• MATERIAL SHOWN
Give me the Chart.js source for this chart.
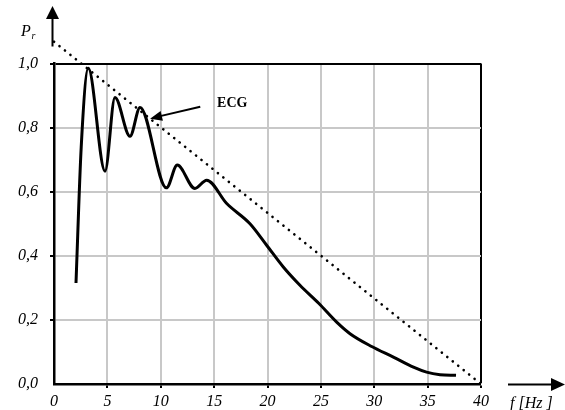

==

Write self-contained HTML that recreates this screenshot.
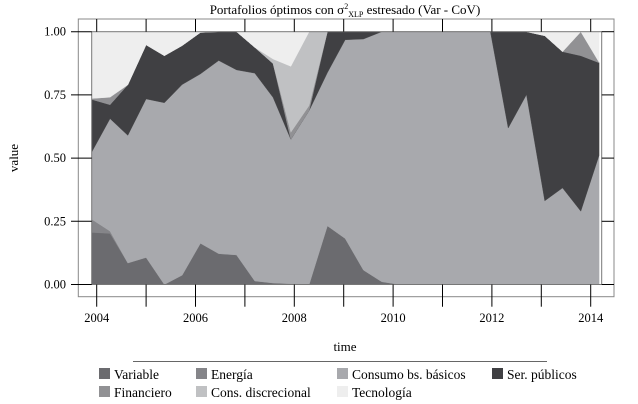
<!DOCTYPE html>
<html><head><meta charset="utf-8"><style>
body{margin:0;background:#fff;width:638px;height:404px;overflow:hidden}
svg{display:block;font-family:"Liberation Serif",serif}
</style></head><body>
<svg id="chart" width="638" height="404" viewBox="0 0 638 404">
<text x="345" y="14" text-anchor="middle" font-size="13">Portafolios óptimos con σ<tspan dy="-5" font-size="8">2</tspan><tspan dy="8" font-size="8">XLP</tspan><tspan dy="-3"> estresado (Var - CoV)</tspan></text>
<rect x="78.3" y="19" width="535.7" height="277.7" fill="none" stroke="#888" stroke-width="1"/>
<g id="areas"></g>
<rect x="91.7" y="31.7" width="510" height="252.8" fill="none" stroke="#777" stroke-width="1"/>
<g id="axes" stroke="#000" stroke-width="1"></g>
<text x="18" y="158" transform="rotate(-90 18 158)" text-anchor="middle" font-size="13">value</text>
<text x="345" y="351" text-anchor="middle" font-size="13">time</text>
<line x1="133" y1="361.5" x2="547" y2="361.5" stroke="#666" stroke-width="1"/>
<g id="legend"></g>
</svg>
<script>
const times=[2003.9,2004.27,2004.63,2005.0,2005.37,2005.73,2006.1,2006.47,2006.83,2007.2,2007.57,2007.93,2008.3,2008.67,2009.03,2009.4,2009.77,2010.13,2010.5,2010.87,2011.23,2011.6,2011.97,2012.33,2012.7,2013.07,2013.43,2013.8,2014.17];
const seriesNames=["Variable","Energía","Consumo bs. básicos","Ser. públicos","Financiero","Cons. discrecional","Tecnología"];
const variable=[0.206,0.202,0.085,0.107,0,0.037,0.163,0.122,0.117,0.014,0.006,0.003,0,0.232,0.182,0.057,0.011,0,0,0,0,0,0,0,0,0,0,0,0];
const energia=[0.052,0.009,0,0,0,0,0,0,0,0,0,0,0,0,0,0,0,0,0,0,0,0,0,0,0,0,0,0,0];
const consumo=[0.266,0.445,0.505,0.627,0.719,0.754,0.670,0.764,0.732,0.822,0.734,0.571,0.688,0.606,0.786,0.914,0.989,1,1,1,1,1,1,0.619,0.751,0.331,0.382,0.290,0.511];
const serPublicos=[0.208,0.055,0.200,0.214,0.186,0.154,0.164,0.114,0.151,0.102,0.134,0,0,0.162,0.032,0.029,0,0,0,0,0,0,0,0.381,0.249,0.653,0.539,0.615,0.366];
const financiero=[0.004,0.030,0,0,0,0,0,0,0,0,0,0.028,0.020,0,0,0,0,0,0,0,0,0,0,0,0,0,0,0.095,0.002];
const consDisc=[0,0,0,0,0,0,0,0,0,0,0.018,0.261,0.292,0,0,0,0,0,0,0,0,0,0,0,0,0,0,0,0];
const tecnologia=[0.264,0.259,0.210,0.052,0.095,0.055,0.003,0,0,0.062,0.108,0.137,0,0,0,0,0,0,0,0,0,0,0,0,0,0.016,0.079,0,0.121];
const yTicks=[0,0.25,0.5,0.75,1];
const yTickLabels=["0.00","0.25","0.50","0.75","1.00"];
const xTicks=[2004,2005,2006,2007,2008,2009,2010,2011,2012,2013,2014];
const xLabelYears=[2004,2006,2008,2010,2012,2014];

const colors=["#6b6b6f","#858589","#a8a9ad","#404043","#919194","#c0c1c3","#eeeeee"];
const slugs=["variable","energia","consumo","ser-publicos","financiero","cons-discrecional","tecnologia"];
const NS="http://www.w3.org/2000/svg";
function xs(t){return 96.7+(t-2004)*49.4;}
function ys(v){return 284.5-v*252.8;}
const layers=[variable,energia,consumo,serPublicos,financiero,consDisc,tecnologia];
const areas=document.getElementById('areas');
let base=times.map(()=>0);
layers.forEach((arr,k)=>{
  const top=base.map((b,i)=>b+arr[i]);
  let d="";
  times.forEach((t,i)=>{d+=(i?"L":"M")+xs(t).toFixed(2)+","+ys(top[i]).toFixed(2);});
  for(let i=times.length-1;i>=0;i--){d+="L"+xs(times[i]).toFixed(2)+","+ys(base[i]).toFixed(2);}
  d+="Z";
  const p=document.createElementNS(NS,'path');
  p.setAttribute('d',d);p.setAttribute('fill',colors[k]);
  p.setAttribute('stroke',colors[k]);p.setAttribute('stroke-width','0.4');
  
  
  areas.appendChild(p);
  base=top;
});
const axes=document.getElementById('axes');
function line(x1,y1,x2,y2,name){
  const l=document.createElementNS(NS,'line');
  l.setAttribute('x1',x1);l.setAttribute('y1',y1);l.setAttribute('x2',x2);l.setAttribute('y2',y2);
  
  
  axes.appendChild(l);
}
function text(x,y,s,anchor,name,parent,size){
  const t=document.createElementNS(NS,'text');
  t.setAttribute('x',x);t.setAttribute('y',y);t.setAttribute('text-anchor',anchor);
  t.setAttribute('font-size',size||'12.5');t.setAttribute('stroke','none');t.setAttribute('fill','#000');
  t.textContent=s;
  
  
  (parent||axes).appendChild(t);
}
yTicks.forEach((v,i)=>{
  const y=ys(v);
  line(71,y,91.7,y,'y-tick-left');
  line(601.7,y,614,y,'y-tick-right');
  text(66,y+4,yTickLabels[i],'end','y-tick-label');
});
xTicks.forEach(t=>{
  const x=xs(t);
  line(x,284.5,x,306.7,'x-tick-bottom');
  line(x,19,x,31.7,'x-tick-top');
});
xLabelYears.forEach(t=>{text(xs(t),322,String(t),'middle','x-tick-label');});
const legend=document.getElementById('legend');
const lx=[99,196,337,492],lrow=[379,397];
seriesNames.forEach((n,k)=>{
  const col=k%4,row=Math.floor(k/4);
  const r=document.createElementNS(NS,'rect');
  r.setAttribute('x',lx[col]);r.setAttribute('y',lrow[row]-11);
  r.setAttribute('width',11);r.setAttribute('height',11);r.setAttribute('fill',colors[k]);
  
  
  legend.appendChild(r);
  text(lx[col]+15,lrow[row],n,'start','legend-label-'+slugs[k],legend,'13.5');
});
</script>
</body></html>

• GIVEN INSTRUCTION
Return the lines of the records that include the string "this".

• ANSWER BELOW
Give me the Chart.js source for this chart.
Write self-contained HTML that recreates this screenshot.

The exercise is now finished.